The UK’s biggest banks have been told to do better on basic bank accounts. Not later. Not vaguely. Now.
The Financial Conduct Authority has pushed several major banks and building societies to improve how they offer basic accounts, after its review found that too many people who need these accounts are still facing friction, confusion, or poor service.
That is a big problem because basic bank accounts are meant to be the safety net. They are designed for people who may struggle to open a standard current account, including those with limited identification, no fixed address, or signs of financial vulnerability.
FCA Finds Poor Service in Basic Bank Account Access
The FCA’s mystery shopping exercise looked at 298 interactions across bank branches and telephone channels. The results were not exactly comforting.
According to the regulator, around a third of customer experiences with basic bank accounts were rated poor or very poor. More specifically, 20% were rated poor and 14% were rated very poor. Only 28% were rated good or very good, while 38% landed somewhere in the middle as fair.
That tells its own story. A product built for financial inclusion is still too hard to access for some of the people it is supposed to help most.
Nine UK Banking Firms Agree to Improvement Plans
The nine institutions legally required to offer Basic Bank Accounts have now agreed to individual improvement plans. The list includes Barclays UK, The Co-operative Bank, HSBC UK, Lloyds Banking Group, Nationwide Building Society, NatWest Group, Santander UK, TSB, and Virgin Money UK.
These are not small players. These are the names people expect to turn to when they need basic banking support.
The FCA said it has also worked with UK Finance to secure a wider commitment from the firms. The goal is simple enough: customers should be offered the right account the first time, with clearer communication and less friction.
Easy to say. Harder to deliver consistently across branch teams, call centres, online journeys, ID checks, and vulnerable customer processes.
Why Basic Bank Accounts Matter
Basic bank accounts are not fancy fintech products. They are not about premium features, cashback, or slick app design.
They are about access.
A person without a usable bank account can struggle to receive wages, pay bills, manage benefits, rent a home, or simply participate in normal financial life. That is why the FCA is framing this as a financial inclusion issue, not just a customer service issue.
The regulator said progress has already been made, with more than 97% of UK adults now holding a current account. Still, that remaining gap matters. And even for people who technically can open an account, the actual process may still feel blocked if staff do not explain the right options properly.
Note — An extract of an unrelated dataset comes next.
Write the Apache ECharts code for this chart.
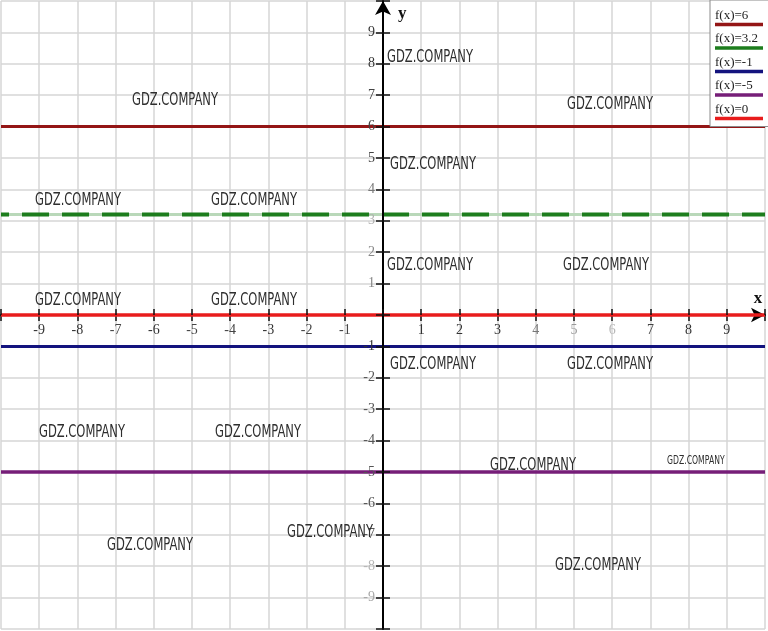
<!DOCTYPE html>
<html>
<head>
<meta charset="utf-8">
<script src="https://cdn.jsdelivr.net/npm/echarts@6/dist/echarts.min.js"></script>
<style>
html,body{margin:0;padding:0;background:#fff;}
#chart{width:768px;height:631px;}
</style>
</head>
<body>
<div id="chart"></div>
<script>
// ---- data ----
const xRange = [-10, 10];
const yRange = [-10, 10];
const seriesNames = ['f(x)=6', 'f(x)=3.2', 'f(x)=-1', 'f(x)=-5', 'f(x)=0'];
const seriesValues = [6, 3.2, -1, -5, 0];
const seriesColors = ['#941616', '#1d7d1d', '#13137e', '#761e78', '#e81c1c'];
const seriesDashed = [false, true, false, false, false];
const seriesWidths = [3, 4, 3, 3.5, 3.5];
const watermarkText = 'GDZ.COMPANY';
const watermarks = [
  [387, 57, 1], [132, 100, 1], [567, 104, 1], [390, 164, 1], [35, 200, 1],
  [211, 200, 1], [387, 265, 1], [563, 265, 1], [35, 300, 1], [211, 300, 1],
  [390, 364, 1], [567, 364, 1], [39, 432, 1], [215, 432, 1], [490, 465, 1],
  [667, 461, 0.67], [107, 545, 1], [287, 532, 1], [555, 565, 1]
];
const xLabelColors = {'-9': '#333', '-8': '#333', '-7': '#444', '-6': '#333', '-5': '#444', '-4': '#444', '-3': '#333', '-2': '#444', '-1': '#444',
  '1': '#333', '2': '#333', '3': '#333', '4': '#777', '5': '#999', '6': '#b8b8b8', '7': '#444', '8': '#333', '9': '#333'};
const yLabelColors = {'9': '#333', '8': '#333', '7': '#444', '6': '#444', '5': '#444', '4': '#777', '3': '#b0b0b0', '2': '#888', '1': '#888',
  '-1': '#333', '-2': '#555', '-3': '#555', '-4': '#555', '-5': '#555', '-6': '#555', '-7': '#555', '-8': '#b5b5b5', '-9': '#a8a8a8'};

const W = 768, H = 631;
const gridBox = {left: 1, right: 3, top: 1, bottom: 2};
const gw = W - gridBox.left - gridBox.right;
const gh = H - gridBox.top - gridBox.bottom;
const zeroFromLeft = gw * (0 - xRange[0]) / (xRange[1] - xRange[0]);
const zeroFromRight = gw - zeroFromLeft;
const zeroFromTop = gh * (yRange[1] - 0) / (yRange[1] - yRange[0]);
const zeroFromBottom = gh - zeroFromTop;

const chart = echarts.init(document.getElementById('chart'), null, {renderer: 'canvas'});

const labelFont = 'Liberation Serif, serif';
const wmFont = 'DejaVu Sans, sans-serif';
const wmSize = 18.5;
const wmTargetWidth = 86;

const mctx = document.createElement('canvas').getContext('2d');
mctx.font = wmSize + 'px ' + wmFont;
const wmScale = wmTargetWidth / mctx.measureText(watermarkText).width;

const series = [];
// pale underlay of the dashed line (visible in the dash gaps)
seriesNames.forEach((n, i) => {
  if (seriesDashed[i]) {
    series.push({
      name: n + ' ',
      type: 'line',
      data: [[xRange[0], seriesValues[i]], [xRange[1], seriesValues[i]]],
      symbol: 'none', silent: true, z: 1,
      lineStyle: {color: '#b9d8b9', width: 3}
    });
  }
});
seriesNames.forEach((n, i) => {
  series.push({
    name: n,
    type: 'line',
    data: [[xRange[0], seriesValues[i]], [xRange[1], seriesValues[i]]],
    symbol: 'none',
    silent: true,
    z: 2,
    lineStyle: {
      color: seriesColors[i],
      width: seriesWidths[i],
      type: seriesDashed[i] ? [27, 13] : 'solid',
      dashOffset: seriesDashed[i] ? 19 : 0,
      cap: 'butt'
    },
    itemStyle: {color: seriesColors[i]}
  });
});

const rich = {t: {fontFamily: labelFont, fontSize: 13, color: '#222', lineHeight: 12}};
seriesColors.forEach((c, i) => {
  rich['l' + i] = {width: 48, height: 3.5, backgroundColor: c, lineHeight: 6};
});

const graphics = watermarks.map(w => ({
  type: 'text',
  x: w[0],
  y: w[1],
  scaleX: wmScale * w[2],
  scaleY: w[2],
  z: 50,
  silent: true,
  style: {
    text: watermarkText,
    fontFamily: wmFont,
    fontSize: wmSize,
    fill: '#2e2e2e',
    align: 'left',
    verticalAlign: 'middle'
  }
}));

const hiddenLine = {color: '#000', width: 0, opacity: 0};
const tickStyle = {color: '#111', width: 1.5};
const hideEnds = function (v) { return (v === 0 || Math.abs(v) >= 10) ? '' : String(v); };
const gridLine = {show: true, lineStyle: {color: '#d6d6d6', width: 1.5}};

const option = {
  animation: false,
  backgroundColor: '#fff',
  grid: {left: gridBox.left, right: gridBox.right, top: gridBox.top, bottom: gridBox.bottom,
    containLabel: false, outerBoundsMode: 'none'},
  legend: {
    data: seriesNames,
    orient: 'vertical',
    left: 710,
    top: 0,
    icon: 'rect',
    itemWidth: 0,
    itemHeight: 0,
    itemGap: 2,
    padding: [9, 20, 2, 0],
    backgroundColor: '#fff',
    borderColor: '#8a8a8a',
    borderWidth: 1,
    selectedMode: false,
    z: 20,
    formatter: function (name) {
      const i = seriesNames.indexOf(name);
      return '{t|' + name + '}\n{l' + i + '| }';
    },
    textStyle: {rich: rich}
  },
  xAxis: [{
    type: 'value', min: xRange[0], max: xRange[1], interval: 1, position: 'bottom', z: 0,
    axisLine: {show: false}, axisTick: {show: false}, axisLabel: {show: false},
    splitLine: gridLine
  }, {
    type: 'value', min: xRange[0], max: xRange[1], interval: 1, position: 'bottom', z: 1,
    offset: -zeroFromBottom,
    axisLine: {show: true, onZero: false, symbol: ['none', 'arrow'], symbolSize: [11, 14],
      lineStyle: {color: '#000', width: 2}},
    axisTick: {show: true, inside: false, length: 6, lineStyle: tickStyle},
    axisLabel: {
      show: true, margin: 8, fontFamily: labelFont, fontSize: 14,
      color: function (v) { return xLabelColors[String(v)] || '#333'; },
      formatter: hideEnds
    },
    splitLine: {show: false},
    name: 'x', nameLocation: 'end', nameGap: -7,
    nameTextStyle: {fontFamily: labelFont, fontWeight: 'bold', fontSize: 17, color: '#111',
      align: 'center', verticalAlign: 'bottom', padding: [0, 0, 8, 0]}
  }, {
    type: 'value', min: xRange[0], max: xRange[1], interval: 1, position: 'top', z: 3,
    offset: -zeroFromTop,
    axisLine: {show: true, onZero: false, lineStyle: hiddenLine},
    axisTick: {show: true, inside: false, length: 6, lineStyle: tickStyle},
    axisLabel: {show: false},
    splitLine: {show: false}
  }],
  yAxis: [{
    type: 'value', min: yRange[0], max: yRange[1], interval: 1, position: 'left', z: 0,
    axisLine: {show: false}, axisTick: {show: false}, axisLabel: {show: false},
    splitLine: gridLine
  }, {
    type: 'value', min: yRange[0], max: yRange[1], interval: 1, position: 'left', z: 3,
    offset: -zeroFromLeft,
    axisLine: {show: true, onZero: false, lineStyle: hiddenLine},
    axisTick: {show: true, inside: false, length: 7, lineStyle: tickStyle},
    axisLabel: {
      show: true, margin: 8, fontFamily: labelFont, fontSize: 14,
      color: function (v) { return yLabelColors[String(v)] || '#333'; },
      formatter: hideEnds
    },
    splitLine: {show: false}
  }, {
    type: 'value', min: yRange[0], max: yRange[1], interval: 1, position: 'right', z: 3,
    offset: -zeroFromRight,
    axisLine: {show: true, onZero: false, symbol: ['none', 'arrow'], symbolSize: [12, 14],
      lineStyle: {color: '#000', width: 2}},
    axisTick: {show: true, inside: false, length: 7, lineStyle: tickStyle},
    axisLabel: {show: false},
    splitLine: {show: false},
    name: 'y', nameLocation: 'end', nameGap: -4,
    nameTextStyle: {fontFamily: labelFont, fontWeight: 'bold', fontSize: 17, color: '#111',
      align: 'left', verticalAlign: 'top', padding: [0, 0, 0, 15]}
  }],
  series: series,
  graphic: graphics
};
chart.setOption(option);
</script>
</body>
</html>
Banks Must Support Customers Without Standard ID
One of the more important parts of the commitment is around customers who do not have standard identification or a fixed address.
Banks have agreed to make account opening more straightforward for these groups. They have also pledged to identify vulnerability earlier and offer accessible alternatives when an online-only process does not work.
That part matters because digital banking can quietly exclude people. Online forms, document uploads, automated checks, and rigid identity flows are efficient for many customers. For others, they become a wall.
The FCA is basically telling banks: do not let the system decide too quickly that someone is too difficult to serve.
FCA Says Banks Will Be Held to Account
Emad Aladhal, the FCA’s director of retail banking, said bank accounts are important for financial inclusion and that people who could benefit from basic accounts should not miss out. He added that the biggest banks have now committed to improving how these accounts are offered, and the regulator will hold them to account.
That last part is the key. Commitments are one thing. Better frontline behaviour is another.
For UK banks, this is not only about compliance. It is about whether vulnerable customers can walk into a branch, call a bank, or begin an account opening journey without being pushed away by poor explanations, rigid processes, or staff who do not properly recognize what a basic bank account is for.
The FCA has put the issue back on the table. Now the banks have to show the process actually changes.